Known in America chiefly as the bane of hikers, the single-celled intestinal parasite Giardia lamblia is a major cause of diarrheal illness worldwide with estimates of 100 million infections a year. The parasite colonizes the upper small intestine by fastening to the microvillus brush border of intestinal cells.
But exactly how Giardia attaches itself was unknown until now. University of California, Berkeley researchers present evidence that Giardia uses an osmotic "suction cup" to hang on, a discovery that could make attachment a prime target for new treatments of Giardia infections.
Osmotic pressure is measured in terms of tonicity, the difference in concentration of a substance in solution on opposite sides of a semipermeable membrane. It is a powerful force in the biological world and tightly regulated in the human body. Tonicity, however, fluctuates in the small intestine during fasting and after eating.

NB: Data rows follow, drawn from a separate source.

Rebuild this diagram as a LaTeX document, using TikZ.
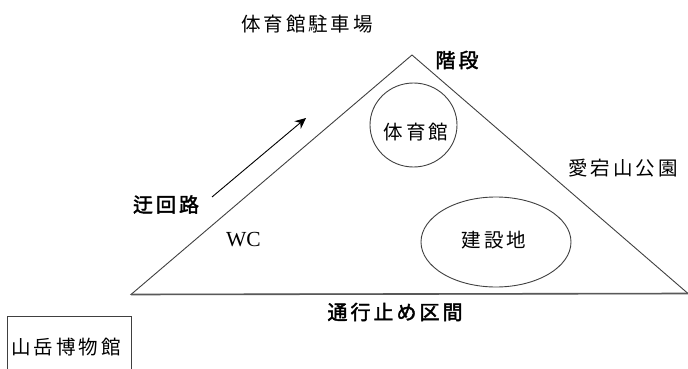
\documentclass[tikz,border=0pt]{standalone}
\usepackage{fontspec}
\usetikzlibrary{shapes.geometric,arrows.meta}
\setmainfont{Liberation Serif}
\newfontfamily\cjk{Noto Sans CJK JP}[LetterSpace=15]
\newfontfamily\cjkb{Noto Sans CJK JP}[FakeBold=2,LetterSpace=15]
\tikzset{
 px/.style={x=1pt,y=-1pt},
 line/.style={draw=black!75,line width=0.9pt},
 lab/.style={inner sep=0pt,font=\cjk\fontsize{19.5}{22}\selectfont},
 blab/.style={inner sep=0pt,font=\cjkb\fontsize{20}{23}\selectfont}
}
\begin{document}
\begin{tikzpicture}[px]
\useasboundingbox (0,0) rectangle (688,369);
\coordinate (apex) at (412,55);
\coordinate (bl) at (131,294.5);
\coordinate (br) at (688,293.5);
\draw[line] (bl) -- (apex) -- (br) -- cycle;
\draw[draw=black!65,line width=1.6pt] (bl) -- (br);
\node[line,ellipse,minimum width=87pt,minimum height=84pt,inner sep=0pt] (gym) at (413.5,125) {};
\node[lab] (gymt) at (416,132) {体育館};
\node[line,ellipse,minimum width=150pt,minimum height=90pt,inner sep=0pt] (site) at (496,242) {};
\node[lab] (sitet) at (494,240) {建設地};
\coordinate (a1) at (212,197);
\coordinate (a2) at (306,118);
\draw[draw=black,line width=0.9pt,-{Stealth[length=11pt,width=10pt]}] (a1) -- (a2);
\node[lab] (p) at (307,24.5) {体育館駐車場};
\node[blab] (k) at (457,60) {階段};
\node[lab] (a) at (623,168) {愛宕山公園};
\node[blab] (u) at (166,204.5) {迂回路};
\node[inner sep=0pt,font=\fontsize{21.5}{22}\selectfont] (wc) at (243.5,240) {WC};
\node[blab] (t) at (395,312) {通行止め区間};
\node[line,inner sep=0pt,minimum width=124pt,minimum height=62pt] (m) at (69.5,347) {};
\node[lab] (mt) at (66,347) {山岳博物館};
\end{tikzpicture}
\end{document}
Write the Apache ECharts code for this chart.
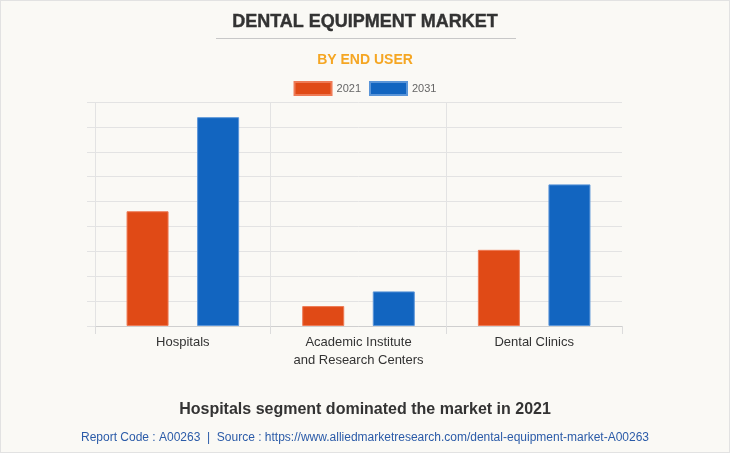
<!DOCTYPE html>
<html>
<head>
<meta charset="utf-8">
<script src="https://cdn.jsdelivr.net/npm/echarts@6/dist/echarts.min.js"></script>
<style>
html,body{margin:0;padding:0;background:#faf9f5;}
#c{width:730px;height:453px;box-sizing:border-box;border:1px solid #e2e2e2;}
</style>
</head>
<body>
<div id="c"></div>
<script>
const categories = ['Hospitals', 'Academic Institute\nand Research Centers', 'Dental Clinics'];
const seriesNames = ['2021', '2031'];
const values2021 = [4.61, 0.80, 3.06];
const values2031 = [8.39, 1.39, 5.69];
const titleText = 'DENTAL EQUIPMENT MARKET';
const subtitleText = 'BY END USER';
const captionText = 'Hospitals segment dominated the market in 2021';
const footerText = 'Report Code : A00263  |  Source : https://www.alliedmarketresearch.com/dental-equipment-market-A00263';

const chart = echarts.init(document.getElementById('c'), null, {renderer: 'canvas'});
const font = '"Liberation Sans", Arial, sans-serif';
chart.setOption({
  backgroundColor: '#faf9f5',
  textStyle: {fontFamily: font},
  title: [
    {text: titleText, left: 'center', top: 7, textStyle: {fontSize: 18, fontWeight: 'bold', color: '#333', fontFamily: font, textBorderColor: '#333', textBorderWidth: 0.4}},
    {text: subtitleText, left: 'center', top: 47, textStyle: {fontSize: 14, fontWeight: 'bold', color: '#f5a623', fontFamily: font}},
    {text: captionText, left: 'center', top: 396, textStyle: {fontSize: 16, fontWeight: 'bold', color: '#333', fontFamily: font}},
    {text: footerText, left: 'center', top: 426, textStyle: {fontSize: 12, fontWeight: 'normal', color: '#2b5ba8', fontFamily: font}}
  ],
  graphic: [
    {type: 'line', shape: {x1: 215, y1: 37.5, x2: 515, y2: 37.5}, style: {stroke: '#c8c8c8', lineWidth: 1}}
  ],
  legend: {
    top: 75, left: 'center', itemWidth: 37, itemHeight: 13, itemGap: 8,
    icon: 'rect',
    data: seriesNames,
    textStyle: {fontSize: 11, color: '#666', fontFamily: font}
  },
  grid: {left: 94, right: 107, top: 101, bottom: 126, containLabel: false},
  xAxis: {
    type: 'category',
    data: categories,
    axisLine: {lineStyle: {color: '#cfcfcf'}},
    axisTick: {show: true, length: 8, lineStyle: {color: '#dcdcdc'}},
    axisLabel: {fontSize: 13, color: '#333', margin: 7, lineHeight: 18, fontFamily: font},
    splitLine: {show: true, showMinLine: true, showMaxLine: false, lineStyle: {color: '#e3e3e3'}}
  },
  yAxis: {
    type: 'value', min: 0, max: 9, interval: 1,
    axisLabel: {show: false},
    axisLine: {show: false},
    axisTick: {show: true, length: 8, lineStyle: {color: '#e3e3e3'}},
    splitLine: {show: true, lineStyle: {color: '#e3e3e3'}}
  },
  series: [
    {name: seriesNames[0], type: 'bar', data: values2021, barWidth: 42, barGap: '68%',
     itemStyle: {color: '#e04a16', borderColor: '#ee7a55', borderWidth: 1}},
    {name: seriesNames[1], type: 'bar', data: values2031, barWidth: 42, barGap: '68%',
     itemStyle: {color: '#1265c0', borderColor: '#5a95d8', borderWidth: 1}}
  ]
});
</script>
</body>
</html>
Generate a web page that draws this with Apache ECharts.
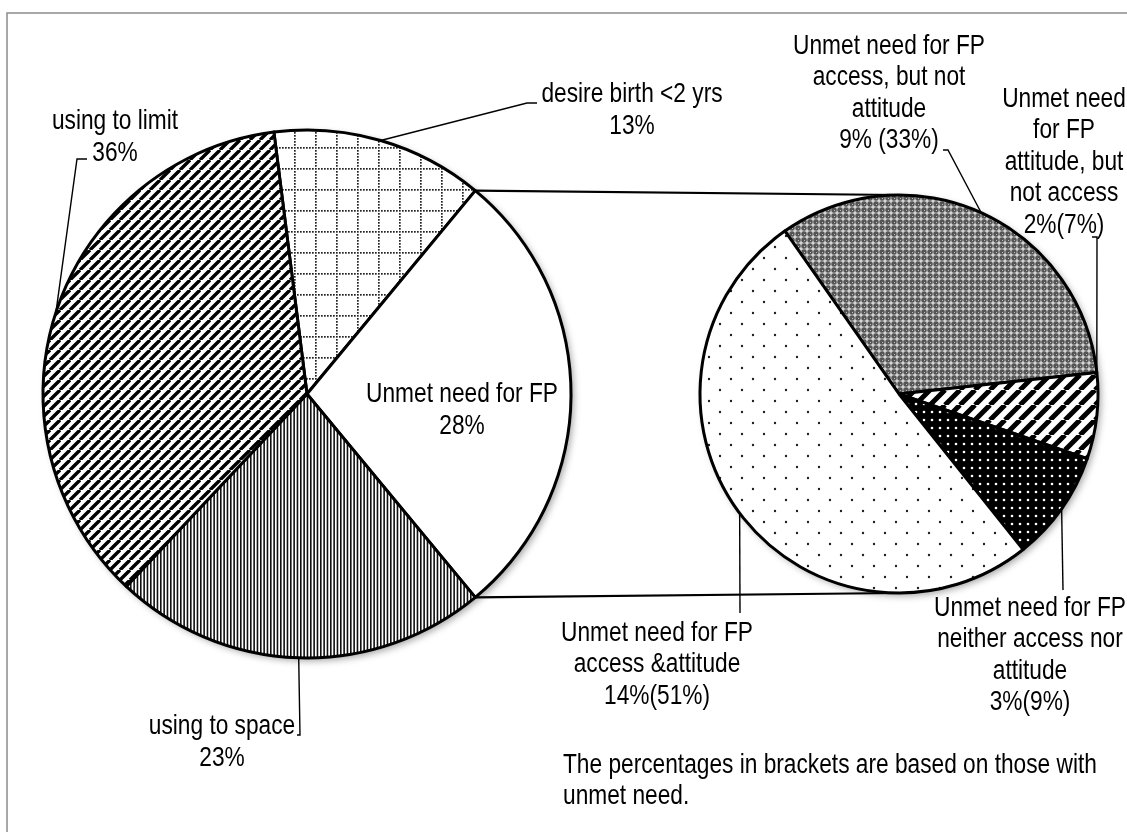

Using video microscopy, the researchers challenged Giardia attached to different surfaces with conditions of low and high tonicity. The researchers found that Giardia detached rapidly in response to both lowering and raising the tonicity, yet the parasite was able to adapt to a new tonicity after only a few minutes of exposure.
But experiments with Giardia attached to monolayers of human intestinal epithelial cells revealed that a large percentage of the parasites could be forced to detach when exposed to a timed pattern of high and low "tonic shock."
The researchers believe that the susceptibility of attached Giardia to tonicity changes can be traced to an unusual cellular structure on the parasite called the ventral disk. They believe it acts as a suction cup of sorts but with the "suction" created by osmotic pressure from a concentration imbalance between the outside environment and the fluid trapped beneath the ventral disk.
As a potential focus of treatment, Giardia’s osmotic grip may prove to be its Achilles heel.
The paper, The Parasite Giardia lamblia Uses an Osmotic Mechanism of Attachment, was presented Monday, Dec. 3 at the American Society for Cell Biology annual meeting.